Lucio watches him in that same fond, wanting way with which Adam had once beheld Eve.

* * *

“Welcome home,” Jegudiel says. There is no answer, because there is no mouth to reply to him. He wraps his tired arms around Eve, wings furling around the both of them. Blue flame licks at his skin but he pays no attention. This is the man he loves. “I missed you.”

The head of blue flame buries into his shoulder. He laughs softly.

Eve -- Lucilius -- will burn out soon, ashes and shards of ichor that he will slowly put back together. That is the purpose of Jegudiel. But the purpose of Belial is much different, see.

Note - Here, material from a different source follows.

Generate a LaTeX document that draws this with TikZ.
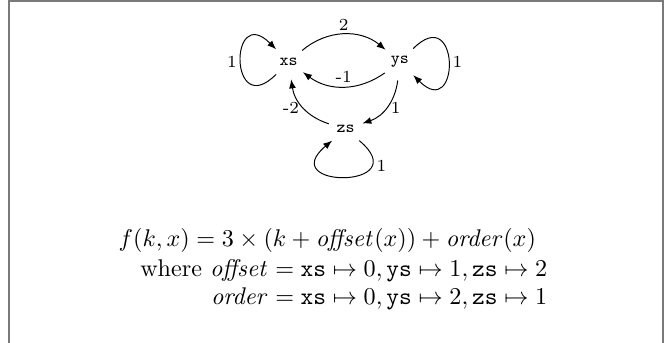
\documentclass[tikz,border=0pt]{standalone}
\usepackage{amsmath,amssymb}
\usepackage{xcolor}
\usepackage{tikz}
\usetikzlibrary{positioning, arrows.meta}
\definecolor{framegray}{HTML}{7a7a7a}

\begin{document}
\begin{tikzpicture}[font=\scriptsize,
 st/.style={circle, inner sep=2.3pt, font=\scriptsize\ttfamily},
 tr/.style={-{Latex[length=1.3mm,width=1mm]}, thin},
 lp/.style={inner sep=1.5pt},
 eqline/.style={inner sep=0pt, font=\normalsize}]
\useasboundingbox (0,0) rectangle (9.72,4.99);
\draw[framegray, line width=0.7pt] (0.13,-0.3) |- (9.65,4.975) -- (9.65,-0.3);

\node[st](xs) at (4.20,4.09){xs};
\node[st](ys) at (5.82,4.09){ys};
\node[st](zs) at (5.03,3.11){zs};

\draw[tr](xs) to[bend left=40] node[lp, above]{2} (ys);
\draw[tr](ys) to[bend left=36] node[lp, above]{-1} (xs);
\draw[tr](ys) to[bend left=32] node[lp, right]{1} (zs);
\draw[tr](zs) to[bend left=32] node[lp, left]{-2} (xs);
\draw[tr](xs) to[out=225, in=135, distance=9.7mm] node[lp, left]{1} (xs);
\draw[tr](ys) to[out=45, in=-45, distance=9.7mm] node[lp, right]{1} (ys);
\draw[tr](zs) to[out=-40, in=220, distance=11mm] node[lp, pos=0.22, right]{1} (zs);

\node[eqline, anchor=base west](fdef) at (1.72,1.40)
  {$f(k,x) = 3\times(k+\mathit{offset}(x))+\mathit{order}(x)$};
\node[eqline, anchor=base east](wheredef) at (7.97,0.96)
  {where $\mathit{offset} = \texttt{xs}\mapsto 0,\texttt{ys}\mapsto 1,\texttt{zs}\mapsto 2$};
\node[eqline, anchor=base east](orderdef) at (7.97,0.56)
  {$\mathit{order} = \texttt{xs}\mapsto 0,\texttt{ys}\mapsto 2,\texttt{zs}\mapsto 1$};
\end{tikzpicture}
\end{document}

Jegudiel puts Eden back together.

Belial tears it all down and loves every fragment of Eve-Lucilius-Eve he comes across.

“Cil, Cilius, Lucilius,” he says like a prayer, and the burning arms embrace him in quiet supplication.

They lay together on an invisible floor, stars swirling around them. Belial points out upside-down constellations while Lucilius slowly extinguishes in his arms.

“I love you,” he says proudly. “Every bit of you.”

Lucilius places a palm on his bare chest, long enough that it brands Belial and leaves a mark. It’s painful but he laughs.

The heavens themselves could not change who they are now, the most stubborn monsters since the serpent in the garden.

**Notes for the Chapter:**

> Jegudiel presides over labour and Friday. He wields a whip.  
> Eve is the mother of human creation in many Jewish, Islamic, and Christian mythos.  
> Yehoel (Joel) is the angel of mediation and fire.

**Author's Note:**

> Title and summary adapted from works by Christine Love.